Begin with the first line and repeat exactly through the line containing "radius=71.5, y radius=35];"; leave every image out.

#### Information provided:
------------

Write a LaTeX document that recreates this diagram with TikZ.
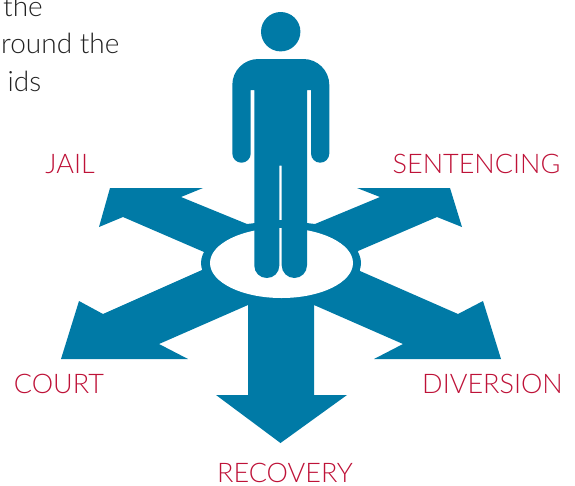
\documentclass[tikz,border=0pt]{standalone}
\usepackage{fontspec}
\setmainfont{Lato Light}
\definecolor{armblue}{HTML}{007AA6}
\definecolor{labelred}{HTML}{BE1238}
\definecolor{bodygrey}{HTML}{222222}

\begin{document}
\begin{tikzpicture}[x=1pt, y=-1pt, inner sep=0pt,
    route label/.style={text=labelred,font=\fontsize{27}{30}\selectfont,anchor=base},
    intro text/.style={text=bodygrey,font=\fontsize{28}{32}\selectfont,anchor=base west},
    figure fill/.style={fill=armblue,draw=none},]

\useasboundingbox (0,0) rectangle (575,485);
\clip (0,0) rectangle (575,485);

% intro text, cut off by the page
\node[intro text] (line1) at (3,16) {the};
\node[intro text] (line2) at (1,53) {round the};
\node[intro text] (line3) at (7.5,91) {ids};

% arrows
\fill[figure fill] (281,263) ellipse [x radius=80, y radius=40];
\fill[figure fill] (247,224) -- (181,197) -- (203,188) -- (110,188) -- (99,227) -- (123,217)
  -- (204,252) -- (202,270) -- (103,314) -- (79,301) -- (61,359) -- (188,359) -- (159,344)
  -- (248,305) -- (248,395) -- (216,395) -- (280.5,443) -- (347,395) -- (314,395) -- (314,305)
  -- (403,344) -- (374,359) -- (501,359) -- (483,301) -- (458,314) -- (360,271) -- (358,251)
  -- (437,217) -- (462,227) -- (450,188) -- (357,188) -- (380,197) -- (315,224)
  -- (281,220) -- cycle;
\fill[white] (281.5,263) ellipse [x radius=71.5, y radius=35];

% person
\fill[figure fill] (280.7,31.7) circle [radius=19.7];
\fill[figure fill] (254.3,90) -- (250.7,90) -- (250.7,153.5)
  .. controls (250.7,158.6) and (246.6,162.7) .. (241.5,162.7)
  .. controls (236.4,162.7) and (232.3,158.6) .. (232.3,153.5) -- (232.3,85)
  .. controls (232.3,70.6) and (243.9,59) .. (258.3,59) -- (303.3,59)
  .. controls (317.7,59) and (329.3,70.6) .. (329.3,85) -- (329.3,153.5)
  .. controls (329.3,158.6) and (325.2,162.7) .. (320.15,162.7)
  .. controls (315.1,162.7) and (311,158.6) .. (311,153.5) -- (311,90) -- (307,90) -- (307,265.4)
  .. controls (307,272.4) and (301.4,278) .. (294.4,278)
  .. controls (287.4,278) and (281.7,272.4) .. (281.7,265.4) -- (281.7,165.7) -- (279.3,165.7) -- (279.3,265.7)
  .. controls (279.3,272.5) and (273.8,278) .. (266.8,278)
  .. controls (259.8,278) and (254.3,272.5) .. (254.3,265.7) -- cycle;

% labels
\node[route label] (jail) at (70,173) {JAIL};
\node[route label] (sentencing) at (476.5,173) {SENTENCING};
\node[route label] (court) at (59,393) {COURT};
\node[route label] (diversion) at (492.5,393) {DIVERSION};
\node[route label] (recovery) at (285,482.5) {RECOVERY};

\end{tikzpicture}
\end{document}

------------

#### Task answer:
Write a LaTeX document that recreates this diagram with TikZ.
\documentclass[tikz,border=0pt]{standalone}
\usepackage{fontspec}
\setmainfont{Lato Light}
\definecolor{armblue}{HTML}{007AA6}
\definecolor{labelred}{HTML}{BE1238}
\definecolor{bodygrey}{HTML}{222222}

\begin{document}
\begin{tikzpicture}[x=1pt, y=-1pt, inner sep=0pt,
    route label/.style={text=labelred,font=\fontsize{27}{30}\selectfont,anchor=base},
    intro text/.style={text=bodygrey,font=\fontsize{28}{32}\selectfont,anchor=base west},
    figure fill/.style={fill=armblue,draw=none},]

\useasboundingbox (0,0) rectangle (575,485);
\clip (0,0) rectangle (575,485);

% intro text, cut off by the page
\node[intro text] (line1) at (3,16) {the};
\node[intro text] (line2) at (1,53) {round the};
\node[intro text] (line3) at (7.5,91) {ids};

% arrows
\fill[figure fill] (281,263) ellipse [x radius=80, y radius=40];
\fill[figure fill] (247,224) -- (181,197) -- (203,188) -- (110,188) -- (99,227) -- (123,217)
  -- (204,252) -- (202,270) -- (103,314) -- (79,301) -- (61,359) -- (188,359) -- (159,344)
  -- (248,305) -- (248,395) -- (216,395) -- (280.5,443) -- (347,395) -- (314,395) -- (314,305)
  -- (403,344) -- (374,359) -- (501,359) -- (483,301) -- (458,314) -- (360,271) -- (358,251)
  -- (437,217) -- (462,227) -- (450,188) -- (357,188) -- (380,197) -- (315,224)
  -- (281,220) -- cycle;
\fill[white] (281.5,263) ellipse [x radius=71.5, y radius=35];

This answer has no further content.